Ron stared up at Voldemort, completely nonplussed. "Facelifts? Aren't those like...for women?"

"I AM TIRED OF BEING DISCRIMINATED AGAINST!"

"So, uh...is there something you're trying to tell me?" Ron demanded.

"WHO TOLD YOU!" Voldemort roared.

"Told me what?" Ron asked, confused.

"That I'm a cross-dressing woman named Veronica!"

"Er...that is unhealthy," Ron said, eyes bugging out.

"I'll say," agreed Bellatrix, wandering into the room. "He's had more facelifts than Micheal Jackson."

"Who's Micheal Jackson?" Ron ventured to ask.

"I wrote a little song about my good friend Mikey," Voldemort replied. "It goes like this." He began to sing loudly. "I'm Micheal the first, I am, I am. Micheal the first I am, I am. I got a facelift from the surgeon next door, she's given me a facelift seven times before. And all the time I grew whiter, but I didn't give a damn. I'm don't wanna turn into an old man, I'm Micheal the first, I am, I am."

All of a sudden, a box of wet wipes appeared on the floor in front of Ron.

"OHMYGOD! Are they Wet Ones?" Voldemort demanded.

"Yeah."

"Gimme gimme gimme!"

"Yeah, okay..."

There was a period of silence as Voldemort proceeded to lick every single one of the wet wipes. "There, now no one can steal them.
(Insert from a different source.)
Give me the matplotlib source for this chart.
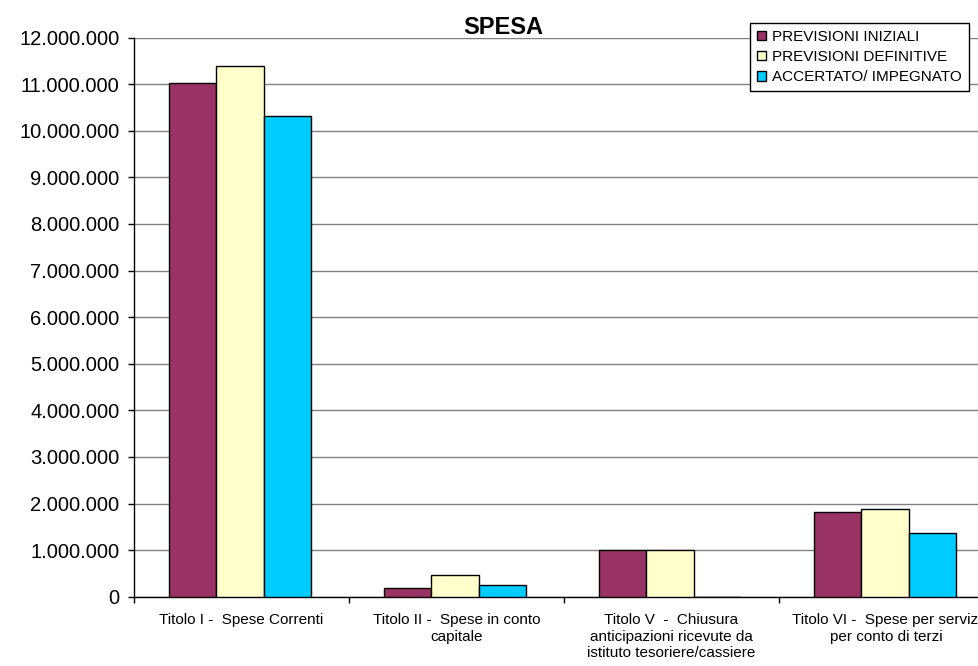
import matplotlib
matplotlib.use("Agg")
import matplotlib.pyplot as plt
from matplotlib.ticker import FuncFormatter, FixedLocator
import numpy as np

plt.rcParams['font.family'] = ['Liberation Sans', 'DejaVu Sans']

# Chart data
categorie = [
    "Titolo I -  Spese Correnti",
    "Titolo II -  Spese in conto\ncapitale",
    "Titolo V  -  Chiusura\nanticipazioni ricevute da\nistituto tesoriere/cassiere",
    "Titolo VI -  Spese per servizi\nper conto di terzi",
]
serie_nomi = ["PREVISIONI INIZIALI", "PREVISIONI DEFINITIVE", "ACCERTATO/ IMPEGNATO"]
previsioni_iniziali = [11_020_000, 180_000, 1_000_000, 1_820_000]
previsioni_definitive = [11_390_000, 460_000, 1_000_000, 1_890_000]
accertato_impegnato = [10_320_000, 250_000, 0, 1_360_000]
y_ticks = list(range(0, 12_000_001, 1_000_000))

colori = ["#993366", "#FFFFCC", "#00CCFF"]

fig = plt.figure(figsize=(9.79, 6.66), dpi=100)
ax = fig.add_axes([134 / 979, (666 - 596.7) / 666, (994 - 134) / 979, (596.7 - 37.5) / 666])

x = np.arange(len(categorie))
w = 0.22
serie = [previsioni_iniziali, previsioni_definitive, accertato_impegnato]
for i, (vals, nome, col) in enumerate(zip(serie, serie_nomi, colori)):
    ax.bar(x + (i - 1) * w - 0.007, vals, width=w, color=col, edgecolor="black",
           linewidth=1.0, label=nome, zorder=3)

ax.set_xlim(-0.5, len(categorie) - 0.5)
ax.set_ylim(0, 12_000_000)

ax.yaxis.set_major_locator(FixedLocator(y_ticks))
ax.yaxis.set_major_formatter(FuncFormatter(lambda v, p: f"{int(v):,}".replace(",", ".")))
ax.grid(axis="y", color="#808080", linewidth=1.0, zorder=0)
ax.tick_params(axis="y", labelsize=14.5, length=4.5, width=1, pad=6, color="black")

# category boundaries as major ticks, labels on the minor ticks at the centres
ax.set_xticks(np.arange(-0.5, len(categorie) + 0.5, 1.0))
ax.set_xticklabels([])
ax.set_xticks(x, minor=True)
ax.set_xticklabels(categorie, minor=True, fontsize=11, color="#000000")
ax.tick_params(axis="x", which="major", length=4, width=1)
ax.tick_params(axis="x", which="minor", length=0, pad=12)

for s in ["top", "right"]:
    ax.spines[s].set_visible(False)
for s in ["left", "bottom"]:
    ax.spines[s].set_color("black")
    ax.spines[s].set_linewidth(1.0)

fig.text(503 / 979, (666 - 28) / 666, "SPESA", ha="center", va="center",
         fontsize=17, fontweight="bold")

leg = fig.legend(loc="upper left", bbox_to_anchor=(750 / 979, (666 - 23) / 666),
                 bbox_transform=fig.transFigure, fontsize=11, frameon=True,
                 fancybox=False, framealpha=1, edgecolor="black",
                 handlelength=0.6, handleheight=0.6, handletextpad=0.4,
                 labelspacing=0.4, borderpad=0.45, borderaxespad=0)
leg.get_frame().set_linewidth(1.0)

fig.savefig("out.png", dpi=100)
I do this to my food, too. It's a dog-eat-dog world out there." He giggled. "As a child, I was always forced to hoarde my food."

"No you weren't."

"I know. I like to make up stories."

"I think that's called being a compulsive liar."

"Really?"

"No."

"Oh. Well, I don't think I am one, then."

"YOU LIE!"

"Do not! 'kay, if you keep this up, you are NOT allowed coming to my birthday party!" Voldemort humphed.

"Oh, there's a tragedy," Ron replied, rolling his eyes.

"It IS! We are going to have a gingerbread house cake thing this year!"

"Old news."

"It is?"

"Yeah. I read it in the tabloids months ago."

"Damn."

Meanwhile, back at the ranch...

...common room...

...thing...

"We need a plan to defeat Voldemort," Harry declared, pacing up and down.

"I've got an idea," Neville said meekly.

"Okay, let's hear it."

"Well..." Neville said hesitantly. "We can lure him out of his lair, then while he's distracted, go in and take Ron back."

"That's a rather stupid idea, considering we haven't any means to lure him out!" Harry said, frowning.

"Oh, but we do," Neville replied.

"Oh yeah?" Harry countered.

"Yeah," Neville responded. "He has a shoe fetish. If we leave a pile of shoes outside, he'll for sure come and check it out."

"How would you know something weird like that?" Dean asked, thereby pronouncing his only line in this story.

"Uh..." Neville flushed red.

"Don't tell me you gave him your shoes!"

"I had no choice!"

"That's kinky, Neville!" Harry groaned.

"No kidding. Gross!" Dean said, making a liar out of me.

"Anyways, let's see if this works. Everybody, gimme your shoes," Harry commanded.

Obediently, Seamus, Dean, Neville, Harry, and Lulu took off their shoes.

"Lulu, you're not part of everybody. Put your shoes back on."